Vettikkavala Sree Mahadevar temple is one of the largest and most famous Shiva-Vishnu temples in Kerala. As per oral history there was an idol worship carried out beneath a vetti tree near the present day temple in olden times. The available records suggests that in around the 17th or 18th century, a temple was constructed near the tree by the queen of Elayadath Swaroopam. The Elayadath Swaroopam centered at Kottarakkara was brought under Travancore in 1742 by troops of Marthanda Varma as a result of Travancore–Dutch War. The temple remained in a dilapidated state for many years after the annexation. However, in 1900 (Malayalam era 1176), and under the insistence of palace manager Sankaran Thampi the king of Travancore, Moolam Thirunal renovated the temple into its current structure.

The Travancore Devaswom Board made a major investment in restoring the temple. In 1996, another round of maintenance was undertaken. During this work, a portion of kulikadavu around the temple pond was inadvertently damaged.

On the southern side of the temple lies a palace constructed by Travancore kings during the reign of Moolam Thirunal. This palace was designed for kings and royal family members who were visiting the adjacent temple. Presently, weather and encroaching vegetation are leading the temple into further ruin.

=== Other Religious Places ===

- Ancient Sadananda Ashram, Sadanandapuram
- Kannamcode Sree Subrahmanya Swami Temple
- Edamana Madom Sree Bhagavathy Trust Raktheshwari Kudumba Paradevatha Temple
- Koikkal Sree Dharma Sastha Temple
- Villur Vaikuntanatha Temple
- Chirattakonam Church
- Thalachira Mosque
- India Pentecostal Church of God
- Assemblies of God in India
- The Pentecostal Mission
- APA
- Kattalanchavarkavu pachoor
- Bethel Marthoma Church, Panavely

=== Tourist Attractions ===

- Kallada Irrigation Project
- KTDC Motel Aaram, Sadanandapuram
- Pinnacle View Point
- Kazhuvudayan kunnu, Pachoor
- Muttamala

=== Educational Institutions ===
Vettikavala Government Model High School is a high-tech, high-achieving secondary school. Another higher secondary school is in Sadanandapuram and is also high achieving academically. High schools are situated in Thalachira, Chakkuvarakkal, Kottavattom and are at a good level. Some lp, up, and welfare schools are also run by the government. Sector and some aided schools are also run by the private sector. There is also a polytechnic college in Thalachira.

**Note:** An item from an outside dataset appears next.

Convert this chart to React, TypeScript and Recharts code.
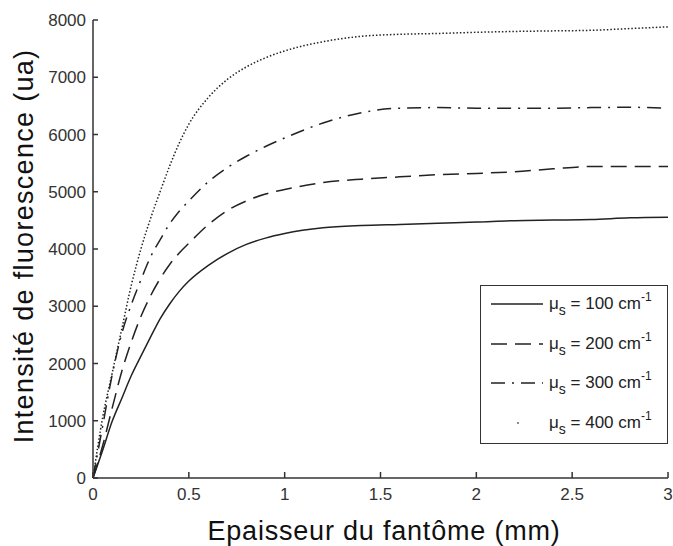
import React from "react";
import {
  LineChart,
  Line,
  XAxis,
  YAxis,
  Legend,
  Label,
} from "recharts";

// epaisseur (mm)
const thickness = [0, 0.05, 0.1, 0.15, 0.2, 0.25, 0.3, 0.35, 0.4, 0.45, 0.5, 0.6, 0.7, 0.8, 0.9, 1.0, 1.2, 1.4, 1.6, 1.8, 2.0, 2.2, 2.4, 2.6, 2.8, 3.0];

// intensité (ua) pour chaque mu_s
const mu100 = [0, 480, 990, 1390, 1790, 2130, 2460, 2780, 3040, 3260, 3440, 3710, 3920, 4080, 4190, 4270, 4370, 4410, 4430, 4450, 4470, 4495, 4505, 4515, 4545, 4555];
const mu200 = [0, 560, 1220, 1860, 2380, 2820, 3180, 3480, 3730, 3930, 4100, 4420, 4670, 4840, 4960, 5040, 5160, 5220, 5260, 5300, 5320, 5350, 5400, 5440, 5440, 5440];
const mu300 = [0, 900, 1800, 2520, 3030, 3460, 3860, 4160, 4440, 4660, 4840, 5170, 5420, 5620, 5790, 5940, 6200, 6380, 6460, 6470, 6460, 6460, 6460, 6470, 6475, 6460];
const mu400 = [0, 1050, 1830, 2600, 3370, 4000, 4530, 5000, 5450, 5850, 6180, 6640, 6960, 7180, 7340, 7460, 7620, 7715, 7750, 7765, 7785, 7800, 7810, 7820, 7850, 7880];

const xTicks = [0, 0.5, 1, 1.5, 2, 2.5, 3];
const yTicks = [0, 1000, 2000, 3000, 4000, 5000, 6000, 7000, 8000];

const series = [
  { key: "mu100", label: "100", dash: undefined as string | undefined },
  { key: "mu200", label: "200", dash: "16 8" },
  { key: "mu300", label: "300", dash: "14 7 2 7" },
  { key: "mu400", label: "400", dash: "1.5 2" },
];

const data = thickness.map((x, i) => ({
  x,
  mu100: mu100[i],
  mu200: mu200[i],
  mu300: mu300[i],
  mu400: mu400[i],
}));

const FONT = "'Liberation Sans', Arial, sans-serif";
const INK = "#222";

const renderLegend = () => (
  <div
    style={{
      position: "relative",
      width: 186,
      height: 157,
      border: "1.5px solid #333",
      background: "#fff",
      fontFamily: FONT,
      fontSize: 17,
      color: INK,
    }}
  >
    {series.map((s, i) => (
      <div
        key={s.key}
        style={{
          position: "absolute",
          left: 10,
          top: 18 + i * 39.7 - 11,
          height: 22,
          display: "flex",
          alignItems: "center",
          whiteSpace: "nowrap",
        }}
      >
        <svg width={52} height={4} style={{ marginRight: 6 }}>
          {s.key === "mu400" ? (
            <circle cx={27} cy={2} r={0.9} fill="#555" />
          ) : (
            <line x1={0} y1={2} x2={52} y2={2} stroke={INK} strokeWidth={1.5} strokeDasharray={s.dash} />
          )}
        </svg>
        <span>
          μ<sub style={{ fontSize: 14, verticalAlign: -6 }}>s</sub> = {s.label} cm
          <sup style={{ fontSize: 12, verticalAlign: 8 }}>-1</sup>
        </span>
      </div>
    ))}
  </div>
);

const App: React.FC = () => {
  return (
    <div style={{ position: "absolute", left: 0, top: 0, background: "#fff" }}>
      <LineChart
        width={673}
        height={546}
        data={data}
        margin={{ top: 20, right: 5, left: 0, bottom: 0 }}
        style={{ fontFamily: FONT }}
      >
        <XAxis
          type="number"
          dataKey="x"
          domain={[0, 3]}
          ticks={xTicks}
          interval={0}
          height={68}
          stroke="#333"
          strokeWidth={1.5}
          tickSize={-6}
          tickMargin={16}
          tick={{ fill: "#333", fontSize: 17 }}
        >
          <Label
            content={() => (
              <text x={384} y={540} textAnchor="middle" fontSize={27} letterSpacing={0.8} fill="#111" fontFamily={FONT}>
                Epaisseur du fantôme (mm)
              </text>
            )}
          />
        </XAxis>
        <YAxis
          type="number"
          domain={[0, 8000]}
          ticks={yTicks}
          interval={0}
          width={93}
          stroke="#333"
          strokeWidth={1.5}
          tickSize={-5}
          tickMargin={12}
          tick={{ fill: "#333", fontSize: 17 }}
        >
          <Label
            content={() => (
              <text
                x={33}
                y={246}
                transform="rotate(-90 33 246)"
                textAnchor="middle"
                fontSize={27}
                letterSpacing={1.3}
                fill="#111"
                fontFamily={FONT}
              >
                Intensité de fluorescence (ua)
              </text>
            )}
          />
        </YAxis>
        {series.map((s) => (
          <Line
            key={s.key}
            type="monotone"
            dataKey={s.key}
            stroke={INK}
            strokeWidth={1.5}
            strokeDasharray={s.dash}
            dot={false}
            activeDot={false}
            isAnimationActive={false}
          />
        ))}
        <Legend
          layout="vertical"
          align="center"
          verticalAlign="middle"
          wrapperStyle={{ left: 480, top: 285, width: 188, height: 159 }}
          content={renderLegend}
        />
      </LineChart>
    </div>
  );
};

export default App;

- Govt Model Higher Secondary School Vettikavala
- Govt High School Thalachira
- Govt Higher Secondary School Sadanandapuram
- Govt high school chakkuvarakkal
- D Krishnan Potti Memorial High School Kottavattom
- Travancore Devaswom Board School Vettikavala
- Mar baselios ocean star public school Chirattakonam
- SDA school Karickom
- Karickam international public school
- Aala achan memorial English medium school Thalachira
- Younus polytechnic college Thalachira

==Transportation==

===Road===
State-run KSRTC buses are the primary form of transportation. The village is well connected to Kottarakkara, Kokkadu, Thalachira, Chakkuvarakkal and Punalur through frequent bus services. Three daily KSRTC Fast Passenger bus services ensure connectivity to neighboring districts of Pathanamthitta and Thiruvananthapuram.

- Kollam - Tirumangalam NH 744 passes through Chengamanad which is situated 2 km away.

- Pathanapuram - Valakom (Mc road) Sabarimala Bypass pass through Vettikkavala.

- Kadakkal-Chengamanad road is another important road passing through Vettikkavala that connects Vettikkavala with Anchal.

===Rail and Air===
The Kottarakara and Avaneeswaram railway stations, located on the Kollam-Sengottai railway line, are the nearest stations. Both of them are 8 km from Vettikkavala. However, Vettikkavala is better connected with Kottarakkara railway station through public transportation. The nearest airport is Trivandrum International Airport (68 km).